Shoulder-high weeds obscure the front entry, but the house where a North Idaho murder spree began still stands, easily visible to travelers passing on Interstate 90 just east of Coeur d’Alene.
“I want the house torn down,” said Lee McKenzie Wood, whose son Mark McKenzie died in the house at Wolf Lodge Bay in a 2005 attack that also killed his fiancée, Brenda Matthews Groene, and her 13-year-old son, Slade. “It’s just eating me alive that it’s still standing, and it’s going on four years.”
She’s likely to get her wish. Attorneys say they no longer need the house for potential evidence in the case against convicted killer Joseph Duncan.
It could come down “in the very near future,” a spokeswoman for the Idaho Transportation Department, which now owns the house, said Wednesday.
Duncan burst into the home in 2005 and held the family hostage, then beat three family members to death with a hammer so he could kidnap and molest the two youngest children, one of whom he later killed.
Duncan received his final sentences Nov. 3 in federal and state courts – nine life terms in prison on top of three death sentences.
“Now it’s just a house sitting there empty and haunting everybody,” said Wood, who once lived next door.
The Transportation Department bought the property from the McKenzie family and plans to use it for wetland mitigation. But the department left the house standing in case it was needed for evidence.
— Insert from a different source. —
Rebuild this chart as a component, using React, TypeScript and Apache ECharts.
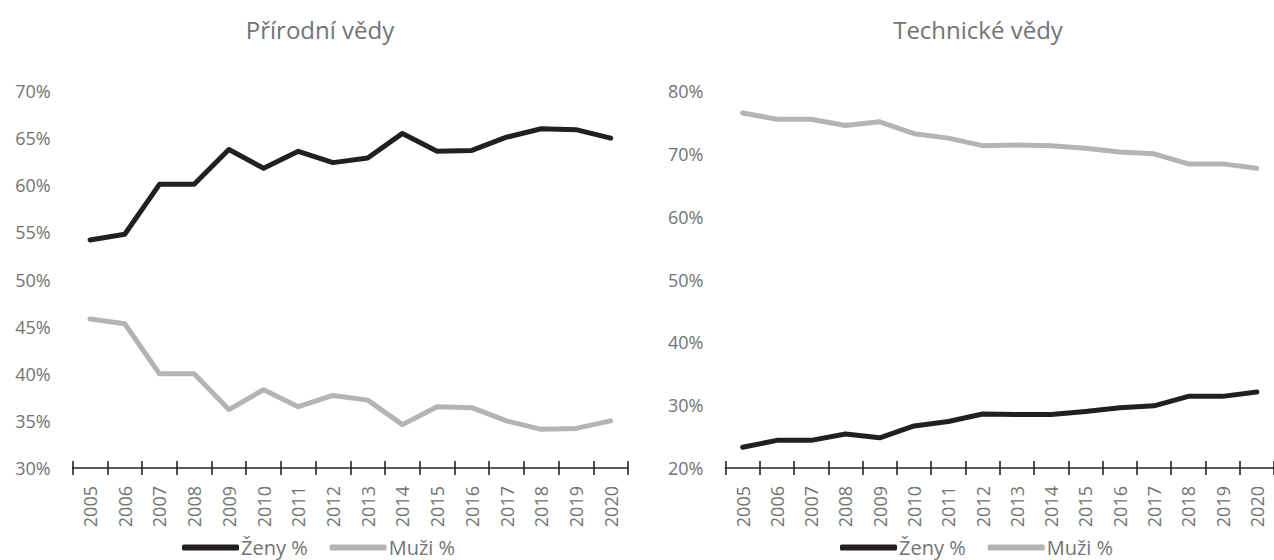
import React, { useEffect, useRef } from "react";
import * as echarts from "echarts";

const years = ["2005","2006","2007","2008","2009","2010","2011","2012","2013","2014","2015","2016","2017","2018","2019","2020"];

const prirodniZeny = [54.2, 54.8, 60.1, 60.1, 63.8, 61.8, 63.6, 62.4, 62.9, 65.5, 63.6, 63.7, 65.1, 66.0, 65.9, 65.0];
const prirodniMuzi = [45.8, 45.3, 40.0, 40.0, 36.2, 38.3, 36.5, 37.7, 37.2, 34.6, 36.5, 36.4, 35.0, 34.1, 34.2, 35.0];

const technickeZeny = [23.3, 24.4, 24.4, 25.4, 24.8, 26.7, 27.4, 28.6, 28.5, 28.5, 29.0, 29.6, 29.9, 31.4, 31.4, 32.1];
const technickeMuzi = [76.5, 75.5, 75.5, 74.5, 75.1, 73.2, 72.5, 71.3, 71.4, 71.3, 70.9, 70.3, 70.0, 68.4, 68.4, 67.7];

const titles = ["Přírodní vědy", "Technické vědy"];
const seriesNames = ["Ženy %", "Muži %"];

const BLACK = "#231f20";
const GRAY = "#b4b4b7";
const TEXT = "#737373";
const FONT = "'Open Sans', 'Noto Sans', sans-serif";

const GRID_TOP = 91;
const GRID_BOTTOM = 92;
const GRID_H = 560 - GRID_TOP - GRID_BOTTOM;

export default function App() {
  const ref = useRef<HTMLDivElement>(null);
  useEffect(() => {
    if (!ref.current) return;
    const chart = echarts.init(ref.current, null, { renderer: "svg" });

    const xAxisMain = (gridIndex: number) => ({
      type: "category",
      gridIndex,
      position: "bottom",
      data: years,
      boundaryGap: true,
      axisLine: { show: true, onZero: false, lineStyle: { color: "#262626", width: 1.6 } },
      axisTick: { show: true, inside: false, length: 7, interval: 0, lineStyle: { color: "#262626", width: 1.6 } },
      axisLabel: { show: true, rotate: 90, interval: 0, margin: 18, color: TEXT, fontSize: 18, fontFamily: FONT },
      splitLine: { show: false },
    });

    // second axis placed on the same line, drawing the upward half of the ticks
    const xAxisUpTicks = (gridIndex: number) => ({
      type: "category",
      gridIndex,
      position: "top",
      offset: -GRID_H,
      data: years,
      boundaryGap: true,
      axisLine: { show: false, onZero: false },
      axisTick: { show: true, inside: false, length: 7, interval: 0, lineStyle: { color: "#262626", width: 1.6 } },
      axisLabel: { show: false },
      splitLine: { show: false },
    });

    const yAxisFor = (gridIndex: number, min: number, max: number, interval: number) => ({
      type: "value",
      gridIndex,
      min,
      max,
      interval,
      axisLine: { show: false },
      axisTick: { show: false },
      splitLine: { show: false },
      axisLabel: { formatter: "{value}%", margin: 22, color: TEXT, fontSize: 18, fontFamily: FONT },
    });

    const lineSeries = (name: string, data: number[], color: string, axisIndex: number) => ({
      type: "line",
      name,
      data,
      xAxisIndex: axisIndex,
      yAxisIndex: axisIndex,
      symbol: "none",
      lineStyle: { color, width: 5, cap: "round", join: "round" },
      itemStyle: { color },
      z: color === BLACK ? 3 : 2,
    });

    const legendFor = (left: number) => ({
      left,
      top: 537,
      padding: 0,
      orient: "horizontal",
      data: seriesNames,
      icon: "roundRect",
      itemWidth: 57,
      itemHeight: 6,
      itemGap: 22,
      selectedMode: false,
      textStyle: { color: TEXT, fontSize: 20, lineHeight: 21, fontFamily: FONT, padding: [0, 0, 0, -3] },
    });

    chart.setOption({
      animation: false,
      backgroundColor: "#ffffff",
      title: [
        {
          text: titles[0],
          left: 315,
          top: 12,
          textAlign: "center",
          textStyle: { color: TEXT, fontSize: 24, fontWeight: "normal", fontFamily: FONT },
        },
        {
          text: titles[1],
          left: 973,
          top: 12,
          textAlign: "center",
          textStyle: { color: TEXT, fontSize: 24, fontWeight: "normal", fontFamily: FONT },
        },
      ],
      legend: [legendFor(182), legendFor(840)],
      grid: [
        { left: 72.7, right: 646, top: GRID_TOP, bottom: GRID_BOTTOM, containLabel: false },
        { left: 725.5, right: -6.7, top: GRID_TOP, bottom: GRID_BOTTOM, containLabel: false },
      ],
      xAxis: [xAxisMain(0), xAxisMain(1), xAxisUpTicks(0), xAxisUpTicks(1)],
      yAxis: [yAxisFor(0, 30, 70, 5), yAxisFor(1, 20, 80, 10)],
      series: [
        lineSeries(seriesNames[0], prirodniZeny, BLACK, 0),
        lineSeries(seriesNames[1], prirodniMuzi, GRAY, 0),
        lineSeries(seriesNames[0], technickeZeny, BLACK, 1),
        lineSeries(seriesNames[1], technickeMuzi, GRAY, 1),
        { type: "line", name: "__ticks0", data: [], xAxisIndex: 2, yAxisIndex: 0 },
        { type: "line", name: "__ticks1", data: [], xAxisIndex: 3, yAxisIndex: 1 },
      ],
    });
    return () => chart.dispose();
  }, []);

  return (
    <div
      ref={ref}
      style={{ position: "absolute", left: 0, top: 0, width: 1274, height: 560, overflow: "hidden" }}
    />
  );
}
The Transportation Department said earlier this week it couldn’t tear down the house until the Kootenai County prosecutor and U.S. attorney gave their go-aheads.
Bill Douglas, Kootenai County prosecutor, said he gave his office’s OK about two months ago.
“There’s no earthly reason to keep that house,” he said. “It is a constant reminder of a dark chapter in the history of this region.”
Assistant U.S. Attorney Traci Whelan, head of the U.S. attorney’s Coeur d’Alene office, said she and U.S. Attorney Tom Moss sent ITD a letter Sept. 19 noting that the house should remain standing until Duncan received his final sentences.
Barbara Babic, spokeswoman for ITD in Coeur d’Alene, said she expects the department’s district office to get the go-ahead soon to demolish the house.
“We’d also like to see it torn down,” Babic said. “We just need to do it right, and that’s in the works. We aren’t going to announce when and all that – one day it will be there, and the next day it won’t. We don’t want to make a public spectacle out of it, out of respect for the family.”
Wood said she hopes a small monument can be placed on the site to honor the three people who died there.
Babic said, “That is certainly something we’d be open to.”
The Transportation Department bought the home Oct. 2, 2006, for $140,629. It came with 5.1 acres that officials said are suited to the department’s “wetland banking” program, which preserves wetlands as a tradeoff for area highway projects that encroach on wetlands elsewhere.
Wood said she avoids the area now, though she has pleasant memories of living there with her young family in a mobile home 40 years ago, when other relatives lived in the house.
“It was peaceful, but it was bad because the septic system was bad, and the flooding,” she said. “But otherwise it was nice being out there.”
The property, with its abundant foliage, sees plenty of wildlife, she said. “We had ducks and geese and everything else come down there.”